Imagine for a moment that you live in a land of giants. You follow the giants down a long, dark hallway and step through an enormous door into a crowded room filled with more giants who stare as you walk by. Then imagine sitting in a giant seat, your feet dangle over the edge and if you stretch out your toes, you can kick the blue wall right in front of you. And then there’s that switch — move it and a table unfolds before you. Up. Down. Up. Down. It’s magic! Before we go, think of the noise of the engines, the thunks and bumps of luggage being hurtled into the cavity below (of course, you don’t know it’s the engine and the luggage… it’s all just noise to you).
How would you feel, flying with giants for the very first time? Yeah….
Can you imagine how little kids must feel?
Even though planes are unfamiliar, a little planning on your part can make it easier for them.
5 tips for flying with kids
1. Show kids photos of airplanes before you go and explain what happens. Show them how the seats are like a car (and how they are different). If you won’t be using your child’s car seat on the airplane, explain that. Some little ones get nervous when travel changes from the rules they know. To them, car seats are part of the travel routine. They don’t know that flying is different. The same goes with the noises — they’re so much less scary when you can listen for them and know what they mean.
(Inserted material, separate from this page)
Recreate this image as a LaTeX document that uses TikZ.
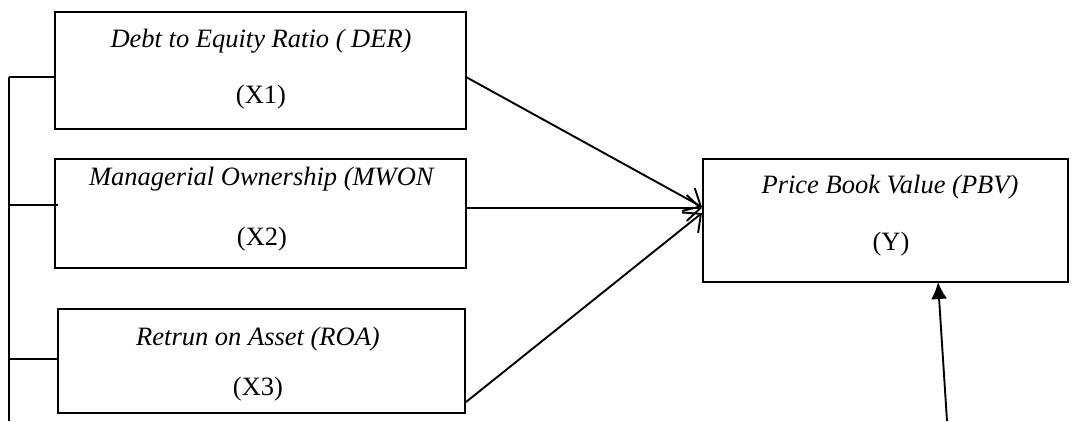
\documentclass[tikz,border=0pt]{standalone}
\usepackage{fontspec}
\setmainfont{Liberation Serif}
\usetikzlibrary{arrows.meta}
\begin{document}
\begin{tikzpicture}[x=1pt,y=-1pt,
  box/.style={draw,line width=2.6pt,rectangle,inner sep=0pt},
  lbl/.style={anchor=base,inner sep=0pt,font=\fontsize{26.5}{30}\selectfont},
  conn/.style={line width=1.9pt},
  barb/.style={conn,-{Straight Barb[length=14pt,width=26pt,line width=1.9pt]}},
  tri/.style={conn,-{Latex[length=17pt,width=16pt]}}]
\useasboundingbox (0,0) rectangle (1073,421);
% boxes
\node[box,minimum width=411pt,minimum height=117pt] (b1) at (260.5,70.5) {};
\node[box,minimum width=411pt,minimum height=109pt] (b2) at (260.5,213.5) {};
\node[box,minimum width=407pt,minimum height=104pt] (b3) at (261.5,361) {};
\node[box,minimum width=365pt,minimum height=123pt] (by) at (885.5,220.5) {};
% texts
\node[lbl] (t1a) at (261,47) {\textit{Debt to Equity Ratio ( DER)}};
\node[lbl] (t1b) at (261,103) {(X1)};
\node[lbl] (t2a) at (262,185) {\textit{Managerial Ownership (MWON}};
\node[lbl] (t2b) at (262,245) {(X2)};
\node[lbl] (t3a) at (258,345) {\textit{Retrun on Asset (ROA)}};
\node[lbl] (t3b) at (258,395) {(X3)};
\node[lbl] (tya) at (890,193) {\textit{Price Book Value (PBV)}};
\node[lbl] (tyb) at (891,250) {(Y)};
% left bracket
\coordinate (l1) at (9,77);
\coordinate (l2) at (9,205);
\coordinate (l3) at (9,359);
\coordinate (lb) at (9,421);
\coordinate (e2) at (58,205);
\draw[conn] (l1) -- (lb);
\draw[conn] (l1) -- (b1.west |- l1);
\draw[conn] (l2) -- (e2);
\draw[conn] (l3) -- (b3.west |- l3);
% arrows
\coordinate (s1) at (466,77);
\coordinate (s3) at (466,402);
\coordinate (ya) at (702,207);
\coordinate (yb) at (702,208);
\coordinate (yc) at (702,213);
\draw[barb] (s1) -- (ya);
\draw[barb] (b2.east |- yb) -- (yb);
\draw[barb] (s3) -- (yc);
\coordinate (src) at (947,421);
\coordinate (ytgt) at (938,282);
\draw[tri] (src) -- (ytgt);
\end{tikzpicture}
\end{document}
If you’re not sure what the noises mean, here’s a handy website (with audio) to prepare you!
2. Explain “airplane etiquette.” Little ones don’t know that kicking the seat in front of them is annoying — especially if they’re prone to kicking your seat in the car. Let them know that in airplanes, criss cross applesauce is the better way to sit. Those feet can’t kick if they’re otherwise engaged.
3. Plan for take-off. Airplanes are noisy. They shake. Tummies flip. Ears pop. All of that can be overwhelming. For most kids, though, a distraction is all it takes to get past take-off and into the air for smooth sailing! When our daughter was younger, we watched Little Einsteins videos. She loved the “blast off” part — and we used it to distract her whenever we flew. It’s a lot cuter for little kids to go “pat, pat, pat” and squeal “blast off” then it is for them to scream for 20 minutes. I’ve shared the tip with many friends through the years, and they agree it really helps!
4. Pack for the plane. With air travel, less is more! There’s not much space. Small parts are easily lost. Digging through your bag every ten minutes gets annoying. We found that creative toys work really well — a particular favorite is wikkisticks. Other toys that work well include magnetic puzzles and travel games. For little ones, a favorite stuffed toy or doll and books with flaps work well. Also keep wipes on hand to wipe down the tray, arm rests and buttons.
5. Take snacks! As much as adults dread the stale pretzels and peanuts on an airplane, it’s even worse for kids. Pack kid size snacks — one for every 90 minutes of air travel — including airport time. Aim for high protein snacks (cheese sticks, etc) and whole grain snacks that last longer. Avoid high sugar snacks which rev kids up and frustrate them. Imagine all that energy harnessed into a big blue chair with no place to go. EEK!
We learned that thoughtful packing made air travel something to enjoy — not fear! The kids looked forward to their air adventures and now they’re pros — in fact, these 5 tips for flying with kids come from our personal experience (some things learned the hard way)!
How do you make travel with little ones easier?